Certainly the unpredictable playmaker showed the Wembley crowd all the skills he too often fails to display, plus a few tricks - like tracking back and tackling the toughest - that many would not have seen before. Limpar v Paul Ince - no contest? Absolutely right. In their crucial Cup final confrontations, Limpar came out on top, not least in the 30th minute.

Then the Swede hurled himself into a challenge as Ince weighed up his limited options, forcing him into a hurried pass. He then reacted like a greyhound to the trap opening when Dave Watson blocked Ince's vain attempt to recover his error and spearheaded the decisive break. A few minutes later, he caught Ince napping again, stripping the ball away from him and releasing Graham Stuart on another dangerous foray with an instinctive sweeping pass from left to right.

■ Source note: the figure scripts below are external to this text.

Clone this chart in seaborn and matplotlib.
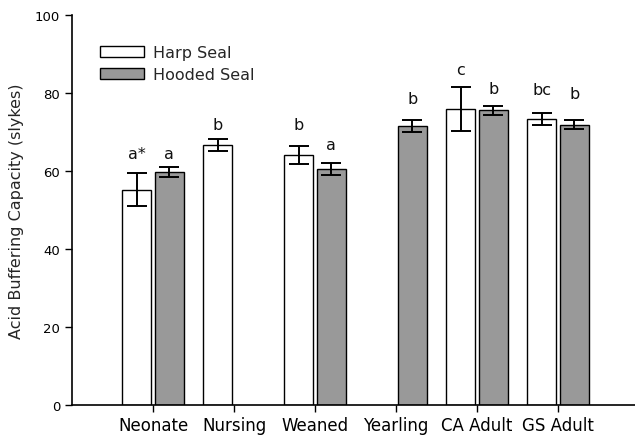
import matplotlib
matplotlib.use("Agg")
import matplotlib.pyplot as plt
import seaborn as sns
import pandas as pd
import numpy as np

# Age classes and acid buffering capacity (mean ± SE, slykes)
categories = ["Neonate", "Nursing", "Weaned", "Yearling", "CA Adult", "GS Adult"]
species = ["Harp Seal", "Hooded Seal"]

harp_mean = [55.2, 66.7, 64.1, np.nan, 75.9, 73.4]
harp_se = [4.2, 1.6, 2.3, np.nan, 5.6, 1.5]
hooded_mean = [59.7, np.nan, 60.5, 71.6, 75.6, 71.9]
hooded_se = [1.3, np.nan, 1.6, 1.6, 1.15, 1.25]

# Significance letters and their heights
harp_letters = ["a*", "b", "b", "", "c", "bc"]
harp_letter_y = [64.6, 71.8, 71.8, np.nan, 86.0, 80.9]
hooded_letters = ["a", "", "a", "b", "b", "b"]
hooded_letter_y = [64.6, np.nan, 66.8, 78.5, 81.2, 79.9]

rows = []
for sp, means, ses, labs, laby in [
    (species[0], harp_mean, harp_se, harp_letters, harp_letter_y),
    (species[1], hooded_mean, hooded_se, hooded_letters, hooded_letter_y),
]:
    for cat, m, s, l, ly in zip(categories, means, ses, labs, laby):
        if not np.isnan(m):
            rows.append(dict(age=cat, species=sp, value=m, se=s, letter=l, ly=ly))
df = pd.DataFrame(rows)

sns.set_style("ticks")
plt.rcParams["font.family"] = ["DejaVu Sans"]

fig = plt.figure(figsize=(6.35, 4.39), dpi=100)
ax = fig.add_axes([0.1134, 0.0752, 0.8866, 0.8884])

palette = {"Harp Seal": "#ffffff", "Hooded Seal": "#999999"}
sns.barplot(data=df, x="age", y="value", hue="species", order=categories,
            hue_order=species, palette=palette, edgecolor="black",
            linewidth=1.0, width=0.8, gap=0.1, errorbar=None, ax=ax)

# Error bars and letters placed on each bar's centre
for container, sp in zip(ax.containers, species):
    sub = df[df["species"] == sp].copy()
    sub["order"] = sub["age"].map(categories.index)
    sub = sub.sort_values("order")
    bars = sorted(container.patches, key=lambda b: b.get_x())
    for bar, (_, r) in zip(bars, sub.iterrows()):
        xc = bar.get_x() + bar.get_width() / 2
        ax.errorbar(xc, r["value"], yerr=r["se"], fmt="none", ecolor="black",
                    elinewidth=1.4, capsize=7.5, capthick=1.4, zorder=5)
        if r["letter"]:
            ax.text(xc, r["ly"], r["letter"], ha="center", va="center",
                    fontsize=11.5, color="#111111")

ax.set_xlim(-1, 5.95)
ax.set_ylim(0, 100)
ax.set_yticks([0, 20, 40, 60, 80, 100])
ax.set_xlabel("")
ax.set_ylabel("Acid Buffering Capacity (slykes)", fontsize=11.5, labelpad=8)
ax.tick_params(axis="y", labelsize=9.5, length=5, width=1, direction="out",
               colors="black")
ax.tick_params(axis="x", labelsize=12, length=5, width=1, direction="out",
               pad=3, colors="black")
for s in ["left", "bottom"]:
    ax.spines[s].set_linewidth(1.2)
    ax.spines[s].set_color("black")
sns.despine(ax=ax)

leg = ax.legend(loc="upper left", bbox_to_anchor=(0.025, 0.96), frameon=False,
                fontsize=11.5, handlelength=2.7, handleheight=0.75,
                handletextpad=0.6, labelspacing=0.45)

fig.savefig("out.png", dpi=100)
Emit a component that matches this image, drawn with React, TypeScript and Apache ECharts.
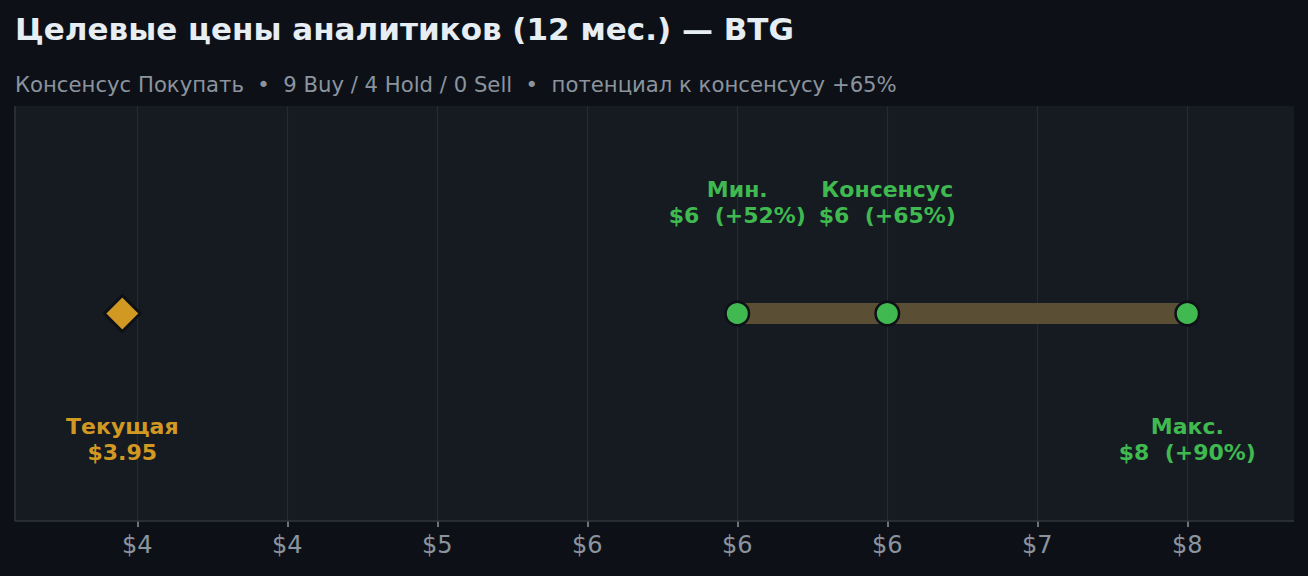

"What you've got to do," Royle explained, "is just to saturate Anders with the ball. As often as you can, you've just got to give him the ball." And then? Well, hope for the best, it seems.

The best was what Royle got on Saturday, and Limpar's talent for the unexpected, his skill at switching the pace and direction of play shone all the brighter for the absence from the United line-up of the rampaging winger Andrei Kanchelskis and the man Alex Ferguson describes as "mon genius", Eric Cantona.

What wouldn't the United manager have given to have had either of those creative talents at his disposal on Saturday. But for his constant chewing, Cantona would have watched from the bench with teeth gritted as Ince and Roy Keane were drawn deeper and deeper into their own obsessions with grittiness.

Everton built a wall across the edge of their penalty area that represented an irresistible physical challenge to United's central midfielders. They battered away at it with their banality, asking miracles of the well-chaperoned Mark Hughes, and rarely sought to undermine its foundations with a subtle switch in the angle of attack.

They were hardly helped by the failure of Lee Sharpe and Nicky Butt, who started on the flanks, to reveal an ounce of inspiration, a lack which became all the more obvious when Ryan Giggs came on. He circumvented the thick blue line on the left and generated enough uncertainty to enable him to go inside and create United's best chance for Paul Scholes.

Neville Southall's double save to deny the young striker made Ferguson realise it would take something special to beat the Welsh goalkeeper. "We didn't produce it," he said, and bemoaned the fact that his younger players had, with the exception of Gary Neville, shown their inexperience at crucial moments.

But it was his experienced players who fell into Everton's stifling trap. That spelled failure in anybody's language.